Sometimes, the law is quite convoluted. For instance, article 1731
bis of
the French tax code describes how to compute fines for tax fraud or late income
declaration. This article specifies that, when computing the fine amount, the
main tax computation should be tweaked to neutralize certain deductions. If you
were to implement this in Catala, you would have two scopes FinesComputation
and IncomeTaxComputation; article 1731 bis requires you to call
IncomeTaxComputation from FinesComputation while tweaking certain
computation rules inside IncomeTaxComputation.
This pattern amounts to declaring an exception to a variable of
IncomeTaxComputation, from the outside of IncomeTaxComputation. Turns out
there is a specific Catala feature to handle this case, extending the
exceptions in a principled way across scopes : context variables. See the
language reference for more details.
Do I have to repeat every field in a struct when I want to only change one of them?
No! See "Updating structs" in the language reference for more details.
How are dates and durations handled?
What is the result of Jan 31st + 1 month? Is it Feb 28th, Feb 29th or March
1st? This question reveals the subtle tricks behind date computations in the
Gregorian calendar. The variable number of days in a month and leap years cause
ambiguities in many date computations specified in the law. The way these
ambiguities are resolved influences the outcome of administrative automated
decisions, which is why the Catala team has been very cautious about this topic.
The motivations and design choices are outlined in a scientific
article; in summary a custom date
computation library that lets the
user choose how to round ambiguous dates computations had to be implemented.
Otherwise, dates in Catala are standard dates in the Gregorian calendar, precise to the day (and not more). Durations are a combination of a number of days, months and/or years. See the language reference for more details.
Which programming languages can Catala target?
The Catala compiler natively targets :
- C (standard C89);
- Python;
- Java;
- OCaml;
From the OCaml backend, Javascript can be targeted through
js_of_ocaml.
The runtimes for these backends have two dependencies outside the standard library of the target programming languages: GMP for multi-precision arithmetic and our custom date computation library.
Why scope declarations cannot be split like scope definitions ?

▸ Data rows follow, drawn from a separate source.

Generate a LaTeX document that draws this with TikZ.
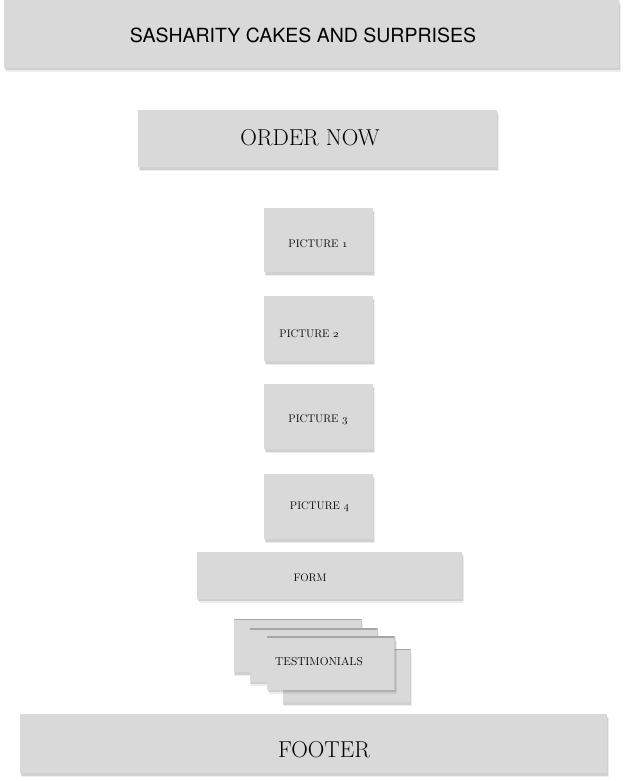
\documentclass[tikz,border=0pt]{standalone}
\usepackage{fontspec}
\newfontfamily\headfont{TeX Gyre Heros}
\usetikzlibrary{shadows}
\definecolor{boxgray}{HTML}{D9D9D9}
\newcommand\onum[1]{$\mathnormal{#1}$}

\begin{document}
\begin{tikzpicture}[x=1pt, y=-1pt,
  panel/.style={fill=boxgray, draw=none, inner sep=0pt,
    drop shadow={shadow xshift=1.5pt, shadow yshift=-4pt, fill=black, opacity=0.07},
    drop shadow={shadow xshift=0.8pt, shadow yshift=-2.5pt, fill=black, opacity=0.12}},
  card/.style={panel, minimum width=128pt, minimum height=53pt,
    path picture={\draw[black!35, line width=2.5pt] (path picture bounding box.north west) -- (path picture bounding box.north east);
      \draw[black!22, line width=1.5pt] (path picture bounding box.north east) -- (path picture bounding box.south east);}},
  word/.style={inner sep=0pt, anchor=base, font=\fontsize{11}{13}\selectfont}]
\useasboundingbox (0,0) rectangle (643,781);
\node[panel, minimum width=615pt, minimum height=68pt] (header) at (311.5,34) {};
\node[word, font=\headfont\fontsize{19.5}{22}\selectfont] (headertext) at (303,42.5) {SASHARITY CAKES AND SURPRISES};
\node[panel, minimum width=359pt, minimum height=57pt] (order) at (317.5,138.5) {};
\node[word, font=\fontsize{23}{26}\selectfont] (ordertext) at (310,145) {ORDER NOW};
\node[panel, minimum width=109pt, minimum height=64pt] (pic1) at (318.5,240) {};
\node[word] (pic1text) at (318,247) {PICTURE \onum{1}};
\node[panel, minimum width=109pt, minimum height=65pt] (pic2) at (318.5,328.5) {};
\node[word] (pic2text) at (309,337) {PICTURE \onum{2}};
\node[panel, minimum width=109pt, minimum height=65pt] (pic3) at (318.5,416.5) {};
\node[word] (pic3text) at (318,422.5) {PICTURE \onum{3}};
\node[panel, minimum width=109pt, minimum height=65pt] (pic4) at (318.5,506.5) {};
\node[word] (pic4text) at (319.5,509) {PICTURE \onum{4}};
\node[panel, minimum width=265pt, minimum height=47pt] (form) at (329.5,575) {};
\node[word] (formtext) at (310,581) {FORM};
\node[card] (card1) at (297.5,645.5) {};
\node[card] (card2) at (313.5,655) {};
\node[card] (card4) at (346.5,675.5) {};
\node[card] (card3) at (331,663) {};
\node[word, font=\fontsize{11.5}{13}\selectfont] (cardtext) at (319,665) {TESTIMONIALS};
\node[panel, minimum width=587pt, minimum height=59pt] (footer) at (313.5,743.5) {};
\node[word, font=\fontsize{23}{26}\selectfont] (footertext) at (324,757) {FOOTER};
\end{tikzpicture}
\end{document}
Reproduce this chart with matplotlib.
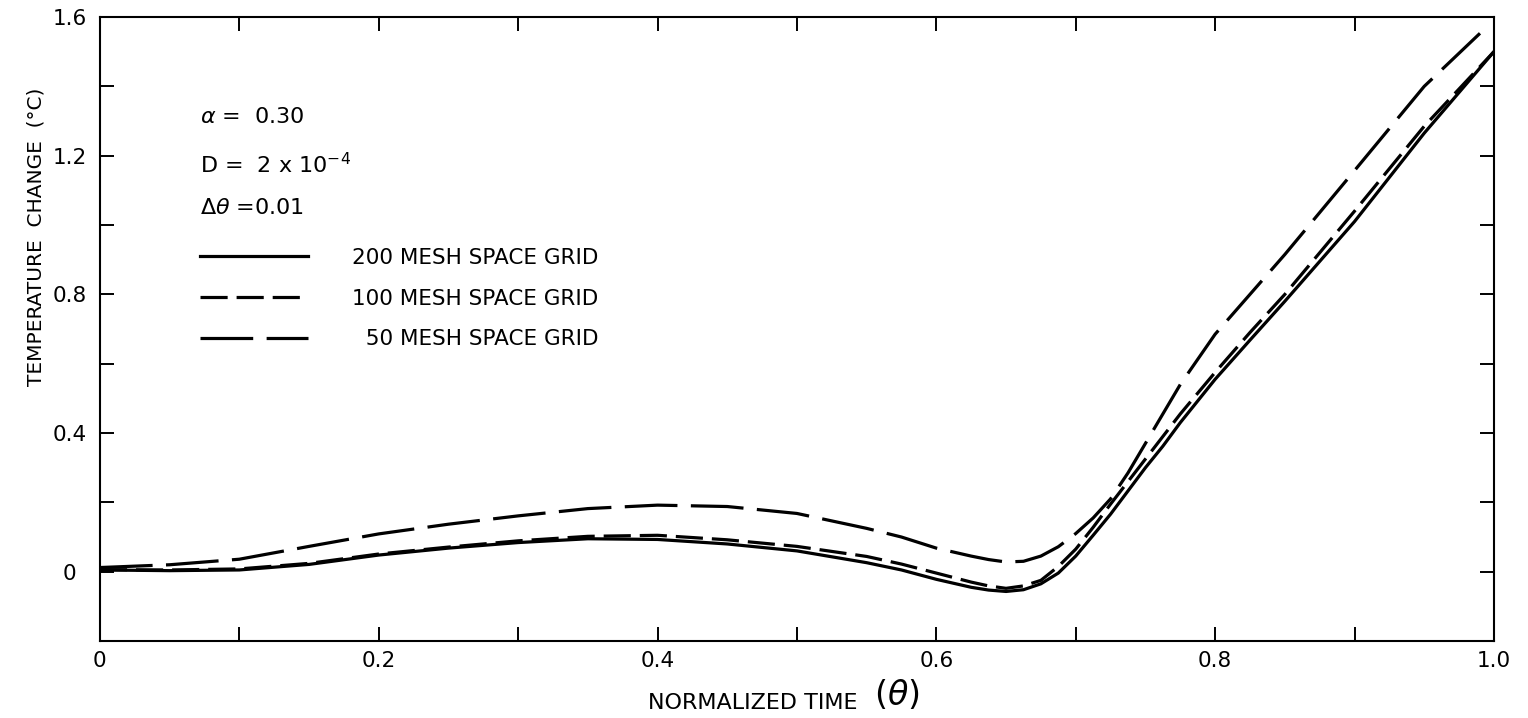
import matplotlib
matplotlib.use("Agg")
import matplotlib.pyplot as plt
from matplotlib.ticker import MultipleLocator

plt.rcParams['font.family'] = ['DejaVu Sans']

# normalized time grid and temperature change for each mesh size
theta = [0.0, 0.05, 0.1, 0.15, 0.2, 0.25, 0.3, 0.35, 0.4, 0.45, 0.5, 0.55, 0.575,
         0.6, 0.625, 0.6375, 0.65, 0.6625, 0.675, 0.6875, 0.7, 0.7125, 0.725,
         0.7375, 0.75, 0.7625, 0.775, 0.8, 0.825, 0.85, 0.9, 0.95, 1.0]
mesh200 = [0.005, 0.003, 0.005, 0.021, 0.048, 0.068, 0.084, 0.095, 0.093, 0.080,
           0.060, 0.026, 0.005, -0.022, -0.045, -0.053, -0.057, -0.052, -0.035,
           -0.004, 0.045, 0.105, 0.166, 0.233, 0.300, 0.362, 0.430, 0.555, 0.668,
           0.780, 1.010, 1.265, 1.500]
mesh100 = [0.006, 0.005, 0.008, 0.024, 0.051, 0.071, 0.089, 0.102, 0.105, 0.092,
           0.073, 0.044, 0.022, -0.004, -0.030, -0.041, -0.048, -0.041, -0.025,
           0.015, 0.065, 0.128, 0.195, 0.260, 0.325, 0.390, 0.455, 0.575, 0.690,
           0.800, 1.040, 1.285, 1.500]
theta50 = theta[:-1] + [0.99]
mesh50 = [0.012, 0.020, 0.036, 0.073, 0.109, 0.137, 0.161, 0.182, 0.192, 0.188,
          0.168, 0.125, 0.100, 0.068, 0.045, 0.035, 0.028, 0.030, 0.045, 0.072,
          0.110, 0.155, 0.210, 0.285, 0.370, 0.455, 0.540, 0.685, 0.800, 0.915,
          1.157, 1.400, 1.553]

xticks = [0, 0.2, 0.4, 0.6, 0.8, 1.0]
xtick_labels = ['0', '0.2', '0.4', '0.6', '0.8', '1.0']
yticks = [0, 0.4, 0.8, 1.2, 1.6]
ytick_labels = ['0', '0.4', '0.8', '1.2', '1.6']

fig = plt.figure(figsize=(15.28, 7.18), dpi=100)
ax = fig.add_axes([0.0654, 0.1072, 0.9123, 0.8691])

lw = 2.3
ax.plot(theta, mesh200, color='black', lw=lw, solid_joinstyle='round',
        label='200 MESH SPACE GRID')
ax.plot(theta, mesh100, color='black', lw=lw, dashes=(8.5, 2.8),
        label='100 MESH SPACE GRID')
ax.plot(theta50, mesh50, color='black', lw=lw, dashes=(16.5, 4.2),
        label='  50 MESH SPACE GRID')

ax.set_xlim(0, 1.0)
ax.set_ylim(-0.2, 1.6)
ax.set_xticks(xticks)
ax.set_xticklabels(xtick_labels)
ax.set_yticks(yticks)
ax.set_yticklabels(ytick_labels, ha='center')
ax.xaxis.set_minor_locator(MultipleLocator(0.1))
ax.yaxis.set_minor_locator(MultipleLocator(0.2))
ax.tick_params(which='both', direction='in', length=10, width=1.4,
               top=True, right=True, labelsize=15.5)
ax.tick_params(axis='x', pad=7)
ax.tick_params(axis='y', pad=22)
for s in ax.spines.values():
    s.set_linewidth(1.5)

ax.set_ylabel('TEMPERATURE  CHANGE  (°C)', fontsize=14.5)
ax.yaxis.set_label_coords(-0.039, 0.647)
ax.set_xlabel('NORMALIZED TIME', fontsize=16)
ax.xaxis.set_label_coords(0.468, -0.084)
ax.text(0.572, -0.087, r'$(\theta)$', transform=ax.transAxes,
        fontsize=24, ha='center', va='center')

ax.text(0.0717, 0.840, r'$\alpha$ =  0.30', transform=ax.transAxes,
        fontsize=16, va='center')
ax.text(0.0717, 0.764, r'D =  2 x 10$^{-4}$', transform=ax.transAxes,
        fontsize=16, va='center')
ax.text(0.0717, 0.694, r'$\Delta\theta$ =0.01', transform=ax.transAxes,
        fontsize=16, va='center')

ax.legend(loc='upper left', bbox_to_anchor=(0.0717, 0.630), frameon=False,
          fontsize=15.5, handlelength=5.0, handletextpad=2.05, labelspacing=0.96,
          borderpad=0, borderaxespad=0)

fig.savefig('out.png', dpi=100)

In Catala, there can be multiple definitions for the same scope
variable. This allows for splitting the code
defining the value of a variable along the bits of specification scattered
across the legal text. Following this logic, one might want to be able to split
scope or data structure declarations across the codebase in the same way,
thereby justifying the presence of each particular input or internal scope
variable by a bit of legal text. Such a feature would be reminiscent of
extensible types, a feature present in languages like
OCaml.
However, the Catala team chose not to implement such a feature. Indeed,
empirical experiments showed that contraty to definitions which should always
be justified by the legal specification, the choice of how to arrange data
structures and scope prototype is largely up to the programmer, and a lot of it
is rather motivated by programming constraints than legal requirements. This is
why the Catala team advises programmers to put all data structure and scope
declarations inside a "prologue" section distinct from the legal sources, rather
than scattering them across the codebase.
Furthermore, having all data structure and scope declarations unified and at the same place is helpful during programming since the programmer always know where to look to find these declarations. Of course, advanced tooling in development environments propose the "Go to declaration" feature that could alleviate this problem, but this advanced tooling might not always be available to users outside the development team that still want to read and understand the program.